Olay yeri incelemesine modern yaklaşım
Uzun süredir geleneksel yöntemlerle yapılan olay yeri incelemeleri, bulguların korunmasının zorluğu sebebiyle bazı şeylerin gözden kaçmasına sebep olabiliyor. Bunda mekandaki birçok değişkenin sabit hâlini koruyamaması da etkili.
Bunun önlemenin yollarından birisi de, mekanın o anki haritasını çıkartarak, daha sonra istendiği kadar sanal gerçeklik ile izleyebilme şansına sahip olmak. Kimse girmeden önce mekana yerleştirilen özel kameralar, tüm odayı lazer yardımıyla tarıyor ve ortam, artık sanal gerçeklik sisteminde korunabiliyor.
Sinemaya 360 derece film katkısı
Biraz daha eğlenceli konulara dönersek, filmlerde sanal gerçeklik kullanmak tüm sinema deneyimini değiştirebilecek gibi gözüküyor. Zero Point adlı ilk sanal gerçeklik filmi, geçtiğimiz yıl oyun dağıtım sistemi olan Steam’de yayımlandı. Ancak bu alanda onu izleyecek birçok film var.
Sanal gerçeklik ekipmanları da bununla uyumlu olmaya başladı. Samsung’un GearVR platformu, çok sayıda 360 derecelik video uygulamasına sahip. Google da yeni 360 derecelik kamerasını ve YouTube’un 360 derece video desteğini bu yılki geliştiriciler konferansı I/O’da tanıttı.
En çarpıcı ürünler neler yapabiliyor?
Leap Motion’ın Leap adlı ürünü, tersine işler bir prensipte, ancak sanal gerçeklik sistemlerine entegre edildiğinde çok başarılı olabilir.
Bir fare boyutundaki cihaz, USB ile bilgisayara takılıyor. Daha sonra önündeki belirli alan içinde yapılan hareketleri algılayarak bunlarla bilgisayarı yönetebilmeyi sağlıyor. Fare kullanımına ya da dokunmatik ekrana olan ihtiyacı kaldırabilen Leap, her köşesi 60 cm uzunluğunda olan alandaki hareketleri, varolan sistemlerden 100 kat daha hassas olarak algılıyor. Bu da havaya yazı yazsanız ya da ufak bir hareket yapsanız bile fark edilmesini sağlıyor.

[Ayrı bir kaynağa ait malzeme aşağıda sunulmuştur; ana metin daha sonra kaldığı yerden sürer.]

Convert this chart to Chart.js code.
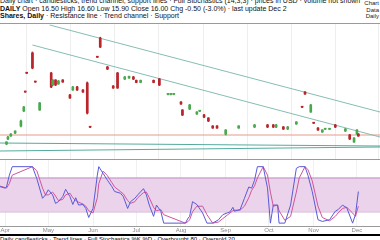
<!DOCTYPE html>
<html>
<head>
<meta charset="utf-8">
<script src="https://cdn.jsdelivr.net/npm/chart.js@4"></script>
<style>
  html, body { margin: 0; padding: 0; background: #fff; }
  body { width: 380px; height: 240px; position: relative; overflow: hidden; font-family: "Liberation Sans", Arial, sans-serif; }
  #hdr { position: absolute; left: 0; top: -3px; width: 380px; height: 26px; overflow: hidden; font-size: 7px; line-height: 7.5px; color: #111; white-space: nowrap; }
  #hdr b { font-weight: bold; }
  #logo { position: absolute; right: 1px; top: 3px; font-size: 6px; line-height: 6.5px; text-align: right; color: #222; }
  .sep { position: absolute; left: 0; width: 380px; height: 1px; background: #9a9a9a; }
  #priceBox { position: absolute; left: 0; top: 24px; width: 380px; height: 135px; }
  #stochBox { position: absolute; left: 0; top: 160px; width: 380px; height: 74px; }
  #ftr { position: absolute; left: 0; top: 234px; width: 380px; height: 6px; border-top: 2px solid #000; font-size: 6px; line-height: 6px; color: #000; white-space: nowrap; overflow: hidden; }
</style>
</head>
<body>
<div id="hdr">
  <div>Daily chart &middot; candlesticks, trend channel, support lines &middot; Full Stochastics (14,3,3) &middot; prices in USD &middot; volume not shown</div>
  <div><b>DAILY</b> Open 16.50 High 16.60 Low 15.90 Close 16.00 Chg -0.50 (-3.0%) &middot; last update Dec 2</div>
  <div><b>Shares, Daily</b> &middot; Resistance line &middot; Trend channel &middot; Support</div>
  <div id="logo">Chart<br>Data<br>Daily</div>
</div>
<div class="sep" style="top:23px"></div>
<div id="priceBox"><canvas id="price"></canvas></div>
<div class="sep" style="top:159px"></div>
<div id="stochBox"><canvas id="stoch"></canvas></div>
<div id="ftr">Daily candlesticks &middot; Trend lines &middot; Full Stochastics %K %D &middot; Overbought 80 &middot; Oversold 20</div>

<script>
// candles (2023, month-day)
const candleDates = ['04-02','04-03','04-05','04-08','04-12','04-14','04-15','04-16','04-20','04-22','04-25',
  '05-03','05-04','05-06','05-08','05-11','05-16','05-18','05-21','05-25','05-28','05-30',
  '06-04','06-06','06-11','06-15','06-18','06-23','06-26','06-29',
  '07-01','07-04','07-13','07-17','07-23','07-25','07-27',
  '08-01','08-02','08-07','08-12','08-14','08-17','08-20','08-23','08-26',
  '09-01','09-10','09-21','09-30',
  '10-04','10-06','10-11','10-14','10-20','10-24','10-26','10-30',
  '11-01','11-04','11-07','11-09','11-12','11-16','11-23','11-26','11-29',
  '12-01','12-02'];
const candleOpen  = [14.0,15.25,16.0,16.75,18.5,22.25,27.1,31.8,36.75,29.6,22.5,
  31.75,28.75,30.0,29.0,30.0,26.25,27.5,28.25,27.5,29.25,18.3,
  35.8,40.5,33.25,28.5,31.75,30.25,30.5,30.75,
  29.9,29.4,29.9,30.25,26.4,26.4,26.4,
  24.5,22.5,22.75,21.5,22.2,21.25,20.5,18.5,18.5,
  16.5,18.0,18.25,18.75,
  18.75,18.25,18.25,17.75,19.0,23.3,27.0,22.0,
  19.3,18.0,17.0,17.7,17.7,18.75,17.25,16.25,14.5,
  16.5,16.5];
const candleHigh  = [14.6,15.9,16.6,17.3,20.0,23.4,27.2,31.9,37.0,29.7,24.4,
  31.9,30.1,30.1,29.9,30.1,26.4,28.4,28.4,27.6,29.5,18.4,
  35.9,40.7,33.4,28.6,31.9,30.9,31.0,30.9,
  30.0,30.0,30.0,30.4,26.6,26.6,26.6,
  24.6,22.6,23.9,22.1,22.4,21.4,20.6,18.6,18.6,
  17.6,18.6,18.9,18.9,
  18.9,18.9,18.4,18.4,19.6,23.4,27.1,23.9,
  19.4,18.1,17.6,17.9,17.9,18.9,17.9,16.4,15.6,
  17.6,16.6];
const candleLow   = [13.8,15.1,15.9,16.6,18.3,22.1,26.9,31.6,32.8,29.4,22.4,
  28.1,28.6,28.6,28.9,29.4,25.4,27.4,27.4,26.9,21.5,18.1,
  35.6,38.1,32.6,27.9,27.9,30.1,30.4,30.1,
  29.3,29.3,29.3,28.6,26.3,26.3,26.3,
  23.9,21.1,22.6,21.4,22.1,20.6,19.6,17.9,17.9,
  16.25,17.9,18.1,18.1,
  18.1,18.1,17.6,17.6,18.9,23.1,26.4,21.9,
  19.1,17.4,16.9,17.6,17.6,18.1,17.1,15.1,14.4,
  16.4,15.9];
const candleClose = [14.5,15.75,16.5,17.25,19.75,23.25,27.0,31.7,33.0,29.5,24.25,
  28.25,30.0,28.75,29.75,29.5,25.5,28.25,27.5,27.0,21.75,18.2,
  35.7,38.25,32.75,28.0,28.0,30.75,30.9,30.25,
  29.4,29.9,29.4,28.75,26.5,26.5,26.5,
  24.0,21.25,23.75,22.0,22.3,20.75,19.75,18.0,18.0,
  17.5,18.5,18.75,18.25,
  18.25,18.75,17.75,18.25,19.5,23.2,26.5,23.75,
  19.2,17.5,17.5,17.8,17.8,18.25,17.75,15.25,15.5,
  17.5,16.0];

// drawn lines: [start, end]
const lineDates = ['03-28','12-17'];
const upperTrendDates = ['05-02','12-17'];
const upperTrend = [43.75, 22.0];
const lowerTrendDates = ['04-20','12-17'];
const lowerTrend = [38.75, 15.75];
const resistanceLine = [16.25, 16.25];
const channelLineA = [14.25, 13.5];
const channelLineB = [12.25, 13.25];

// full stochastics
const stochDates = ['03-28','04-01','04-02','04-04','04-06','04-20','04-23','04-27','04-29',
  '05-01','05-04','05-06','05-08','05-11','05-13','05-16','05-18','05-20','05-22','05-25','05-27','05-29',
  '06-01','06-04','06-05','06-08','06-11','06-14','06-16','06-20','06-22','06-25','06-27','06-30',
  '07-02','07-06','07-08','07-10','07-13','07-15','07-18','07-20',
  '08-04','08-06','08-07','08-09','08-12','08-16','08-19','08-23','08-27','08-30',
  '09-02','09-04','09-06','09-07','09-11','09-14','09-17','09-19','09-21','09-23','09-27','09-30',
  '10-02','10-04','10-07','10-08','10-12','10-16','10-20','10-22','10-26','10-28','10-31',
  '11-04','11-07','11-12','11-16','11-18','11-21','11-24','11-28','11-30','12-02'];
const stochK = [65,62,64,85,100,100,79,44,50,
  59,50,35,38,47,60,47,33,45,32,33,26,10,
  26,85,100,88,76,65,56,53,47,26,38,44,
  50,61,50,32,12,32,21,0,
  0,9,12,38,33,18,0,0,6,15,
  18,20,28,21,24,44,64,62,76,100,100,62,
  0,32,32,0,0,32,97,100,100,85,56,
  6,3,6,21,24,32,27,0,15,56];
const stochD = [66,63,62,70,85,100,93,62,50,
  50,55,48,40,42,50,53,45,40,37,34,30,22,
  18,45,70,92,84,72,64,56,52,40,35,38,
  45,54,55,45,28,22,24,15,
  0,3,6,20,30,30,15,0,2,8,
  14,18,22,23,23,30,45,58,66,80,100,85,
  55,30,32,22,5,12,55,80,100,95,75,
  30,10,4,12,18,26,28,18,12,30];
const bandTop = 80, bandBottom = 20;

const monthStarts = ['04-01','05-01','06-01','07-01','08-01','09-01','10-01','11-01','12-01'];
const monthLabels = ['Apr','May','Jun','Jul','Aug','Sep','Oct','Nov','Dec'];

const base = Date.UTC(2023, 3, 1);
function day(md) {
  const p = md.split('-');
  return (Date.UTC(2023, +p[0] - 1, +p[1]) - base) / 864e5;
}
const xMin = -3.5, xMax = 260;
const monthTicks = monthStarts.map(d => ({ value: day(d) }));

function pts(dates, vals) { return dates.map((d, i) => ({ x: day(d), y: vals[i] })); }

Chart.defaults.animation = false;
Chart.defaults.font.family = 'Liberation Sans, Arial, sans-serif';

const up = '#4aa84f', down = '#b8262c';
const candleCol = candleOpen.map((o, i) => candleClose[i] >= o ? up : down);

function trend(data, color) {
  return { type: 'line', data: data, borderColor: color, borderWidth: 1, pointRadius: 0, fill: false, order: 5 };
}

new Chart(document.getElementById('price'), {
  type: 'bar',
  data: {
    datasets: [
      {
        data: candleDates.map((d, i) => ({ x: day(d), y: [candleLow[i], candleHigh[i]] })),
        backgroundColor: candleCol, barThickness: 1, grouped: false, order: 2
      },
      {
        data: candleDates.map((d, i) => ({ x: day(d), y: [candleOpen[i], candleClose[i]] })),
        backgroundColor: candleCol, barThickness: 2, minBarLength: 1, grouped: false, order: 1
      },
      trend(pts(upperTrendDates, upperTrend), '#86bdb3'),
      trend(pts(lowerTrendDates, lowerTrend), '#86bdb3'),
      trend(pts(lineDates, resistanceLine), '#e29a8c'),
      trend(pts(lineDates, channelLineA), '#55ab9e'),
      trend(pts(lineDates, channelLineB), '#55ab9e')
    ]
  },
  options: {
    responsive: true, maintainAspectRatio: false,
    layout: { padding: 0 },
    plugins: { legend: { display: false }, tooltip: { enabled: false } },
    scales: {
      x: {
        type: 'linear', min: xMin, max: xMax, offset: false,
        afterBuildTicks: s => { s.ticks = monthTicks.slice(); },
        ticks: { display: false },
        grid: { color: '#eeeeee', drawTicks: false },
        border: { display: false }
      },
      y: { display: false, min: 10.25, max: 44 }
    }
  }
});

new Chart(document.getElementById('stoch'), {
  type: 'line',
  data: {
    datasets: [
      { data: [{ x: xMin, y: bandTop }, { x: xMax, y: bandTop }], borderColor: '#b88cc0', borderWidth: 1,
        backgroundColor: '#ebd3ec', fill: '+1', pointRadius: 0, order: 5 },
      { data: [{ x: xMin, y: bandBottom }, { x: xMax, y: bandBottom }], borderColor: '#b88cc0', borderWidth: 1,
        fill: false, pointRadius: 0, order: 5 },
      { data: pts(stochDates, stochD), borderColor: '#d0559c', borderWidth: 1, pointRadius: 0, tension: 0, fill: false, order: 2 },
      { data: pts(stochDates, stochK), borderColor: '#5a5ad8', borderWidth: 1, pointRadius: 0, tension: 0, fill: false, order: 1 }
    ]
  },
  options: {
    responsive: true, maintainAspectRatio: false,
    layout: { padding: 0 },
    plugins: { legend: { display: false }, tooltip: { enabled: false } },
    scales: {
      x: {
        type: 'linear', min: xMin, max: xMax,
        afterBuildTicks: s => { s.ticks = monthTicks.slice(); },
        ticks: {
          font: { size: 6 }, color: '#8a8a8a', padding: 0, maxRotation: 0, autoSkip: false,
          callback: (v) => monthLabels[monthTicks.findIndex(t => t.value === v)]
        },
        grid: { color: '#f1f1f1', drawTicks: false },
        border: { display: true, color: '#9a9a9a' }
      },
      y: { display: false, min: -6.5, max: 111.8 }
    }
  }
});
</script>
</body>
</html>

Yazının başında bahsettiğimiz Oculus Rift, özellikle oyunlar için etkileyici ve insanı içine çeken bir deneyim yaratmayı hedefiyor. 110 derecelik görüş açısı sunması da başlığı fark etmeden kullanabilme olanağı veriyor. Zira bu açı kafanızı nereye çevirirseniz çevirin, oyun dünyasından kopmamanızı sağlıyor.
VirtuSphere adlı dönen kafes ve başlık sistemi de ilgi uyandırıcı gözüküyor. İçine girdiğiniz kafes siz yürüdükçe dönüyor ve görüntüler ise göze başlık vasıtasıyla aktarılıyor.